Acts 22:12-22
So let’s continue looking at Paul’s speech before the Jews in Jerusalem. After recounting his encounter with the Messiah, he shifts for a moment to Ananias, the man sent to heal him. Paul is careful to point out that Ananias was also a practicing Jew: He tried to follow the Law and was well-respected as such by the Jewish people around him.
We get some details we didn’t get in chapter nine, but most of it we’re familiar with. But also we hear about his first opposition from his own people. He was in a trance when the Lord appeared to him and warned him to flee the city. Why? Because the Lord knew that the Jewish people in general wouldn’t receive his testimony. Paul’s response to the Savior, which he described before, was that he used to be a persecutor of the Church. Surely these Jews who'd try to hunt him down would understand that what happened on the Road was real. It would take the Lord God himself appearing to Saul of Tarsus to bring him to faith in Yeshua.

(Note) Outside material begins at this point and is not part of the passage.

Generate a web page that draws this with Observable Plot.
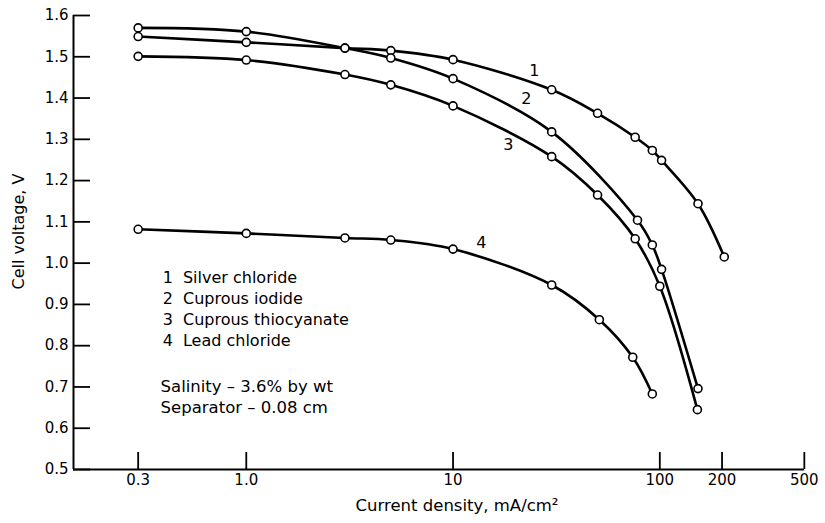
<!DOCTYPE html>
<html>
<head>
<meta charset="utf-8">
<script src="https://cdn.jsdelivr.net/npm/d3@7"></script>
<script src="https://cdn.jsdelivr.net/npm/@observablehq/plot@0.6"></script>
<style>
  body { margin: 0; background: #fff; }
  svg { font-family: "DejaVu Sans", Verdana, sans-serif; }
</style>
</head>
<body>
<div id="chart"></div>
<script>
// ---- data ----
const seriesNames = ["Silver chloride", "Cuprous iodide", "Cuprous thiocyanate", "Lead chloride"];
const seriesIds = ["1", "2", "3", "4"];

const curve1X = [0.3, 1.0, 3.0, 5.0, 10, 30, 50, 76, 92, 102, 153, 205];
const curve1Y = [1.549, 1.535, 1.521, 1.515, 1.493, 1.420, 1.363, 1.305, 1.273, 1.249, 1.144, 1.015];
const curve2X = [0.3, 1.0, 3.0, 5.0, 10, 30, 78, 92, 102, 153];
const curve2Y = [1.570, 1.561, 1.521, 1.497, 1.447, 1.318, 1.104, 1.044, 0.985, 0.696];
const curve3X = [0.3, 1.0, 3.0, 5.0, 10, 30, 50, 76, 100, 152];
const curve3Y = [1.501, 1.492, 1.457, 1.432, 1.381, 1.258, 1.165, 1.059, 0.944, 0.645];
const curve4X = [0.3, 1.0, 3.0, 5.0, 10, 30, 51, 74, 92];
const curve4Y = [1.082, 1.072, 1.061, 1.056, 1.034, 0.947, 0.863, 0.772, 0.683];

// curve number annotations (data coordinates)
const curveLabelX = [24.7, 22.6, 18.5, 13.7];
const curveLabelY = [1.466, 1.398, 1.286, 1.049];

// legend / notes (data coordinates)
const legendNumX = 0.394;
const legendNameX = 0.494;
const legendRowY = [0.964, 0.913, 0.862, 0.811];
const notes = ["Salinity \u2013 3.6% by wt", "Separator \u2013 0.08 cm"];
const notesX = 0.385;
const notesY = [0.701, 0.650];

const xTicks = [0.3, 1, 10, 100, 200, 500];
const xTickLabels = ["0.3", "1.0", "10", "100", "200", "500"];
const yTicks = [0.5, 0.6, 0.7, 0.8, 0.9, 1.0, 1.1, 1.2, 1.3, 1.4, 1.5, 1.6];
const xDomain = [0.146, 501];
const yDomain = [0.5, 1.6];
const xTitle = "Current density, mA/cm\u00B2";
const yTitle = "Cell voltage, V";

// ---- build table ----
const curves = [[curve1X, curve1Y], [curve2X, curve2Y], [curve3X, curve3Y], [curve4X, curve4Y]];
const pts = curves.flatMap(([xs, ys], i) => xs.map((x, j) => ({series: seriesIds[i], x, y: ys[j]})));
const curveLabels = seriesIds.map((id, i) => ({id, x: curveLabelX[i], y: curveLabelY[i]}));
const legendRows = seriesIds.map((id, i) => ({id, name: seriesNames[i], y: legendRowY[i]}));
const noteRows = notes.map((t, i) => ({t, y: notesY[i]}));
const xTickRows = xTicks.map((v, i) => ({v, label: xTickLabels[i]}));

const W = 825, H = 523;
const mL = 73, mR = 21, mT = 15, mB = 54;
const innerW = W - mL - mR, innerH = H - mT - mB;
const tickLen = 17;
const font = "'DejaVu Sans', Verdana, sans-serif";

const chart = Plot.plot({
  width: W,
  height: H,
  marginLeft: mL,
  marginRight: mR,
  marginTop: mT,
  marginBottom: mB,
  style: {fontFamily: font, color: "#000", background: "#fff", overflow: "visible"},
  x: {type: "log", domain: xDomain, range: [mL, W - mR], axis: null},
  y: {domain: yDomain},
  marks: [
    // inward ticks
    Plot.ruleY(yTicks, {y: d => d, insetRight: innerW - tickLen, stroke: "#000", strokeWidth: 1.8}),
    Plot.ruleX(xTicks, {x: d => d, insetTop: innerH - tickLen, stroke: "#000", strokeWidth: 1.8}),
    // axis lines
    Plot.ruleX([xDomain[0]], {stroke: "#000", strokeWidth: 2}),
    Plot.ruleY([yDomain[0]], {stroke: "#000", strokeWidth: 2}),
    Plot.axisY({ticks: yTicks, tickSize: 0, tickPadding: 5, tickFormat: d3.format(".1f"), fontSize: 15, label: null}),
    Plot.text(xTickRows, {x: "v", frameAnchor: "bottom", lineAnchor: "top", dy: 5, text: "label", fontSize: 15, fill: "#000"}),
    // curves
    Plot.line(pts, {x: "x", y: "y", z: "series", curve: "catmull-rom", stroke: "#000", strokeWidth: 2.6}),
    Plot.dot(pts, {x: "x", y: "y", r: 4, fill: "#fff", stroke: "#000", strokeWidth: 1.6}),
    // curve numbers
    Plot.text(curveLabels, {x: "x", y: "y", text: "id", fontSize: 16, fill: "#000"}),
    // legend
    Plot.text(legendRows, {x: () => legendNumX, y: "y", text: "id", textAnchor: "start", fontSize: 16, fill: "#000"}),
    Plot.text(legendRows, {x: () => legendNameX, y: "y", text: "name", textAnchor: "start", fontSize: 16, fill: "#000"}),
    Plot.text(noteRows, {x: () => notesX, y: "y", text: "t", textAnchor: "start", fontSize: 16.5, fill: "#000"}),
    // axis titles
    Plot.text([yTitle], {frameAnchor: "left", textAnchor: "middle", rotate: -90, dx: -55, dy: -11, fontSize: 16, fill: "#000"}),
    Plot.text([xTitle], {frameAnchor: "bottom", textAnchor: "middle", dx: 18, dy: 41, fontSize: 16.5, fill: "#000"})
  ]
});
document.getElementById("chart").appendChild(chart);
</script>
</body>
</html>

Nothing else would've done it.
But then he mentions something to them, and that’s the end of the speech. He undoubtedly had lots more to say, but he never got the chance. He made the tactical error of relating how the Lord told him that he (the Lord) would send him (Paul) to the Gentiles.
That’s what set off another riot.
They listened once they realized he was (literally) speaking their language. They were impressed with his study of and adherence to the Law. His spiritual pedigree made an impact on them. They were intrigued how Ananias (another faithful Jew) came to him and healed him. The fact that his own countrymen wanted to kill him maybe shocked them, but this didn’t close them off to the possibility that Paul was speaking the truth.
Until he said that God sent him to the Gentiles.
Should we be surprised? Do you remember when Jesus came back to his hometown? They were also impressed with his message. They were a little skeptical, but they at least had something of an open mind. But when the Savior starting to point out to them that God loves Gentiles and has even dealt with them in the past, they went ballistic, started a lynch mob and tried to throw Jesus off a cliff. It was only miraculous power that saved him from death at the hands of the people he had grown up with.
Why do I bring this motif up once again? Because the Bible does. Repeatedly. Again and again in his word the Lord made it abundantly clear that his ultimate plan has always been to redeem people from all over the world. Peter said it best in his first encounter with Gentiles: “I now realize how true it is that God does not show favoritism but accepts from every nation the one who fears him and does what is right.” But the Jews thought that their calling made them special and that all other people were bound for Hell and deserved to go there.
Oh but we’re past that, right? We don’t hate anyone of any particular race. We’re cured of the ethnocentrism that the early Church struggled with. Sure.
So are there any groups of people whom you have written off? Are there any people whom you don’t believe can be saved—and deep deep down inside you’re fine with that? How’s about Muslims? How’s about Chinese Buddhists? Or—and this is really ironic—how about the Jewish people?
If this doesn’t apply to you, if you can honestly say that you’re free of this, then fine. I’m not going to dispute you. And I hope it’s true. But if the Spirit is pricking your heart, you might want to give a listen. Because although the Jews of that time are long dead, I suspect that their spirit is alive and well.
Father God, please search out my heart. Any place where this rot exists, please root it out. And replace it with a Paul-like zeal to see every nation, every tongue, every people group represented before your Throne in worship.